In the same way, it takes a focused, trained eye to recognize a diamond in the rough. And then you have to know what you are doing in order to cleave away the rough edges and to remove the rubble that prevents the diamond from shining through. Maybe you use a certain tool to shape the diamond and maybe you try a different technique to polish the stone. The point is: you have to know what you are looking for, and then you have to know what to do with the raw materials.
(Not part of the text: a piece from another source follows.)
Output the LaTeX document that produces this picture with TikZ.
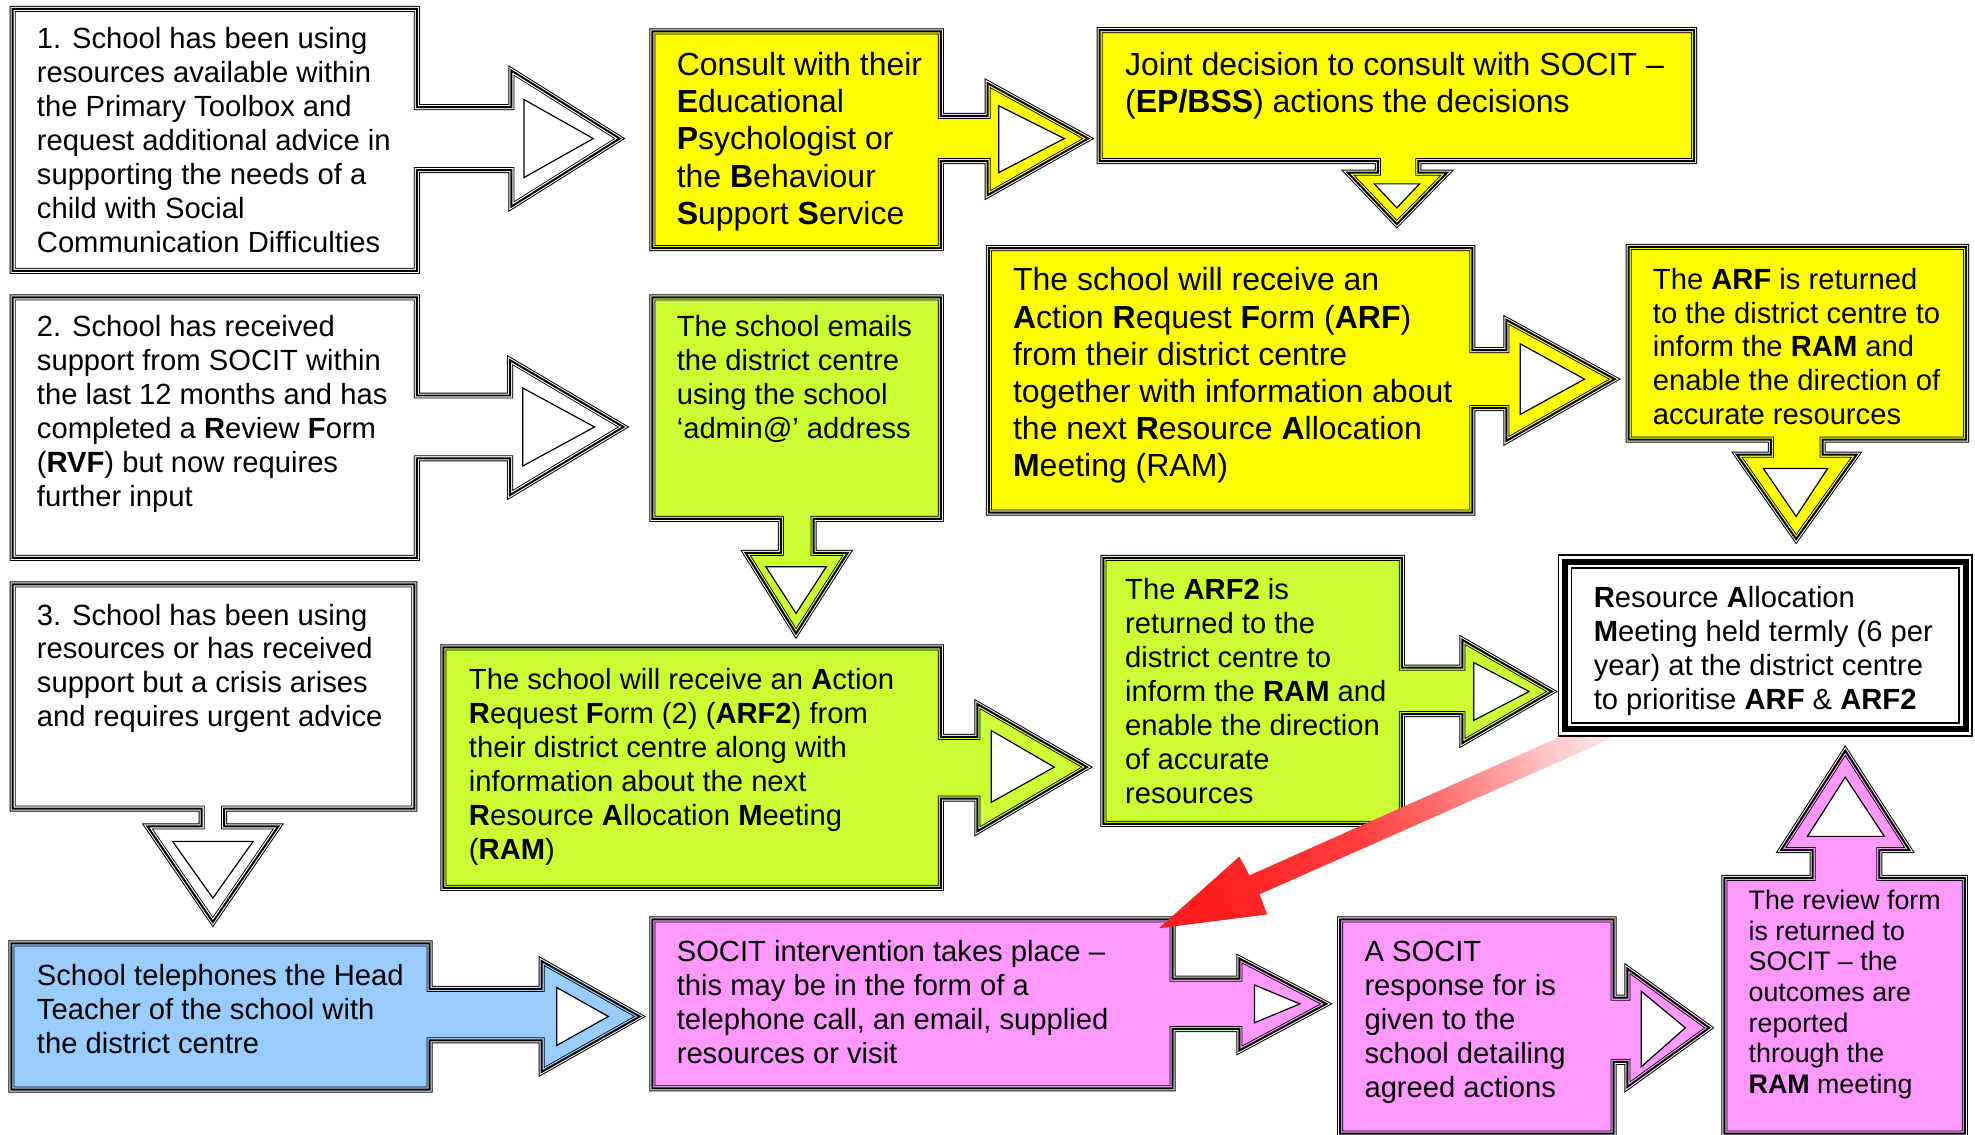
\documentclass[tikz,border=0pt]{standalone}
\usepackage{fontspec}
\setmainfont{Liberation Sans}
\definecolor{boxyellow}{RGB}{255,255,0}
\definecolor{boxgreen}{RGB}{204,255,51}
\definecolor{boxblue}{RGB}{153,204,255}
\definecolor{boxpink}{RGB}{255,153,255}
\definecolor{arrowred}{RGB}{255,30,30}
\pgfdeclarehorizontalshading{redfade}{100bp}{color(0bp)=(arrowred); color(25bp)=(arrowred); color(45bp)=(arrowred!85); color(55bp)=(arrowred!66); color(63bp)=(arrowred!46); color(70bp)=(arrowred!27); color(78bp)=(arrowred!11); color(100bp)=(arrowred!4)}
\newcommand{\bt}[1]{\textbf{#1}}
% box with its arrow, triple outline
\newcommand{\callout}[2]{%
	\fill[#1] #2;
	\draw[line width=3pt] #2;
	\draw[white, line width=2pt] #2;
	\begin{scope}\clip #2; \draw[#1, line width=2pt] #2; \end{scope}
	\draw[line width=1pt] #2;
}
\newcommand{\hollow}[1]{\filldraw[fill=white, line width=0.6pt] #1 -- cycle;}
\tikzset{
	txt/.style={anchor=north west, inner sep=0pt, align=left, font=\fontsize{14.6}{17}\selectfont},
	bigtxt/.style={txt, font=\fontsize{16}{18.6}\selectfont},
	smalltxt/.style={txt, font=\fontsize{13.4}{15.3}\selectfont}
}
\begin{document}
\begin{tikzpicture}[x=0.63pt, y=-0.63pt]
	\useasboundingbox (0,0) rectangle (1568,901);
	% row 1
	\callout{white}{(10,7) -- (331,7) -- (331,85) -- (406,85) -- (406,56) -- (492,110) -- (406,164) -- (406,135) -- (331,135) -- (331,215) -- (10,215) -- cycle}
	\hollow{(416,79) -- (471,110) -- (416,141)}
	\callout{boxyellow}{(518,25) -- (747,25) -- (747,92) -- (784,92) -- (784,66) -- (864,110) -- (784,155) -- (784,128) -- (747,128) -- (747,197) -- (518,197) -- cycle}
	\hollow{(793,84) -- (845,110) -- (793,137)}
	\callout{boxyellow}{(873,24) -- (1345,24) -- (1345,128) -- (1126,128) -- (1126,137) -- (1149,137) -- (1109,178) -- (1070,137) -- (1094,137) -- (1094,128) -- (873,128) -- cycle}
	\hollow{(1091,146) -- (1127,146) -- (1109,165)}
	% row 2
	\callout{white}{(10,236) -- (331,236) -- (331,314) -- (405,314) -- (405,286) -- (495,339) -- (405,393) -- (405,364) -- (331,364) -- (331,443) -- (10,443) -- cycle}
	\hollow{(415,308) -- (472,339) -- (415,370)}
	\callout{boxgreen}{(518,236) -- (747,236) -- (747,412) -- (646,412) -- (646,439) -- (673,439) -- (632,503) -- (592,439) -- (620,439) -- (620,412) -- (518,412) -- cycle}
	\hollow{(608,450) -- (656,450) -- (632,487)}
	\callout{boxyellow}{(785,197) -- (1169,197) -- (1169,278) -- (1196,278) -- (1196,254) -- (1282,301) -- (1196,350) -- (1196,324) -- (1169,324) -- (1169,407) -- (785,407) -- cycle}
	\hollow{(1207,273) -- (1258,301) -- (1207,329)}
	\callout{boxyellow}{(1293,196) -- (1561,196) -- (1561,349) -- (1447,349) -- (1447,361) -- (1474,361) -- (1426,428) -- (1379,361) -- (1406,361) -- (1406,349) -- (1293,349) -- cycle}
	\hollow{(1400,372) -- (1451,372) -- (1426,410)}
	% row 3
	\callout{white}{(10,464) -- (329,464) -- (329,642) -- (178,642) -- (178,656) -- (221,656) -- (169,732) -- (117,656) -- (160,656) -- (160,642) -- (10,642) -- cycle}
	\hollow{(137,668) -- (201,668) -- (169,713)}
	\callout{boxgreen}{(352,514) -- (747,514) -- (747,585) -- (776,585) -- (776,559) -- (863,609) -- (776,660) -- (776,634) -- (747,634) -- (747,705) -- (352,705) -- cycle}
	\hollow{(787,580) -- (837,609) -- (787,637)}
	\callout{boxgreen}{(876,443) -- (1113,443) -- (1113,530) -- (1161,530) -- (1161,508) -- (1232,549) -- (1161,590) -- (1161,567) -- (1113,567) -- (1113,654) -- (876,654) -- cycle}
	\hollow{(1170,526) -- (1214,549) -- (1170,572)}
	% row 4
	\callout{boxblue}{(9,749) -- (341,749) -- (341,785) -- (430,785) -- (430,763) -- (508,807) -- (430,851) -- (430,826) -- (341,826) -- (341,865) -- (9,865) -- cycle}
	\hollow{(442,784) -- (483,807) -- (442,830)}
	\callout{boxpink}{(518,730) -- (931,730) -- (931,777) -- (984,777) -- (984,761) -- (1053,797) -- (984,834) -- (984,817) -- (931,817) -- (931,864) -- (518,864) -- cycle}
	\hollow{(996,782) -- (1032,797) -- (996,812)}
	\callout{boxpink}{(1064,730) -- (1281,730) -- (1281,792) -- (1292,792) -- (1292,769) -- (1357,816) -- (1292,863) -- (1292,843) -- (1281,843) -- (1281,900) -- (1064,900) -- cycle}
	\hollow{(1303,787) -- (1338,816) -- (1303,847)}
	\callout{boxpink}{(1369,697) -- (1439,697) -- (1439,675) -- (1414,675) -- (1465,596) -- (1516,675) -- (1492,675) -- (1492,697) -- (1560,697) -- (1560,900) -- (1369,900) -- cycle}
	\hollow{(1435,664) -- (1496,664) -- (1465,617)}
	% red arrow back to the intervention box
	\coordinate (redtip) at (920,737);
	\shade[shading=redfade, shading angle=24] (redtip) -- (984,680) -- (992,695) -- (1261,575) -- (1305,575) -- (1000,710) -- (1006,726) -- cycle;
	% meeting box
	\fill[white] (1242.5,446) rectangle (1560.6,579);
	\draw[line width=7.4pt] (1242.5,446) rectangle (1560.6,579);
	\draw[white, line width=5.6pt] (1242.5,446) rectangle (1560.6,579);
	\draw[line width=3pt] (1242.5,446) rectangle (1560.6,579);
	% texts
	\node[txt] (school1) at (29,19) {\strut 1. School has been using\\resources available within\\the Primary Toolbox and\\request additional advice in\\supporting the needs of a\\child with Social\\Communication Difficulties};
	\node[bigtxt] (consult) at (537,39) {\strut Consult with their\\\bt{E}ducational\\\bt{P}sychologist or\\the \bt{B}ehaviour\\\bt{S}upport \bt{S}ervice};
	\node[bigtxt] (joint) at (893,39) {\strut Joint decision to consult with SOCIT –\\(\bt{EP/BSS}) actions the decisions};
	\node[txt] (school2) at (29,248) {\strut 2. School has received\\support from SOCIT within\\the last 12 months and has\\completed a \bt{R}eview \bt{F}orm\\(\bt{RVF}) but now requires\\further input};
	\node[txt] (emails) at (537,248) {\strut The school emails\\the district centre\\using the school\\‘admin@’ address};
	\node[bigtxt] (arf) at (804,210) {\strut The school will receive an\\\bt{A}ction \bt{R}equest \bt{F}orm (\bt{ARF})\\from their district centre\\together with information about\\the next \bt{R}esource \bt{A}llocation\\\bt{M}eeting (RAM)};
	\node[txt, font=\fontsize{14.6}{16.8}\selectfont] (arfback) at (1312,211) {\strut The \bt{ARF} is returned\\to the district centre to\\inform the \bt{RAM} and\\enable the direction of\\accurate resources};
	\node[txt] (school3) at (29,477) {\strut 3. School has been using\\resources or has received\\support but a crisis arises\\and requires urgent advice};
	\node[txt] (arftwo) at (372,528) {\strut The school will receive an \bt{A}ction\\\bt{R}equest \bt{F}orm (2) (\bt{ARF2}) from\\their district centre along with\\information about the next\\\bt{R}esource \bt{A}llocation \bt{M}eeting\\(\bt{RAM})};
	\node[txt] (arftwoback) at (893,457) {\strut The \bt{ARF2} is\\returned to the\\district centre to\\inform the \bt{RAM} and\\enable the direction\\of accurate\\resources};
	\node[txt] (ram) at (1265,463) {\strut\bt{R}esource \bt{A}llocation\\\bt{M}eeting held termly (6 per\\year) at the district centre\\to prioritise \bt{ARF} \& \bt{ARF2}};
	\node[txt] (phone) at (29,763) {\strut School telephones the Head\\Teacher of the school with\\the district centre};
	\node[txt] (socit) at (537,744) {\strut SOCIT intervention takes place –\\this may be in the form of a\\telephone call, an email, supplied\\resources or visit};
	\node[txt] (response) at (1083,744) {\strut A SOCIT\\response for is\\given to the\\school detailing\\agreed actions};
	\node[smalltxt] (review) at (1388,705) {\strut The review form\\is returned to\\SOCIT – the\\outcomes are\\reported\\through the\\\bt{RAM} meeting};
\end{tikzpicture}
\end{document}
The thing is I already knew with certainty that my student was a diamond in the rough. How could I be so certain? That's easy because I know that all students are diamonds in the rough. Some come more shaped and more polished when I get them, but they all have the same basic raw materials. The trouble is I don't have the skills or the knowledge to uncover every single diamond. But luckily, I am continuously learning new techniques and increasing my tool bag to help chip away at these precious gems. And projects like this one add to that tool bag.
If I am going to experiment with classroom design and trying to have learning look a new way, then my methods of assessment are going to have to look different too. I can't rely just on tests or assignments if I want to capture the true child. It's going to have to be a whole lot more. Teachers are going to have to be a whole lot more too.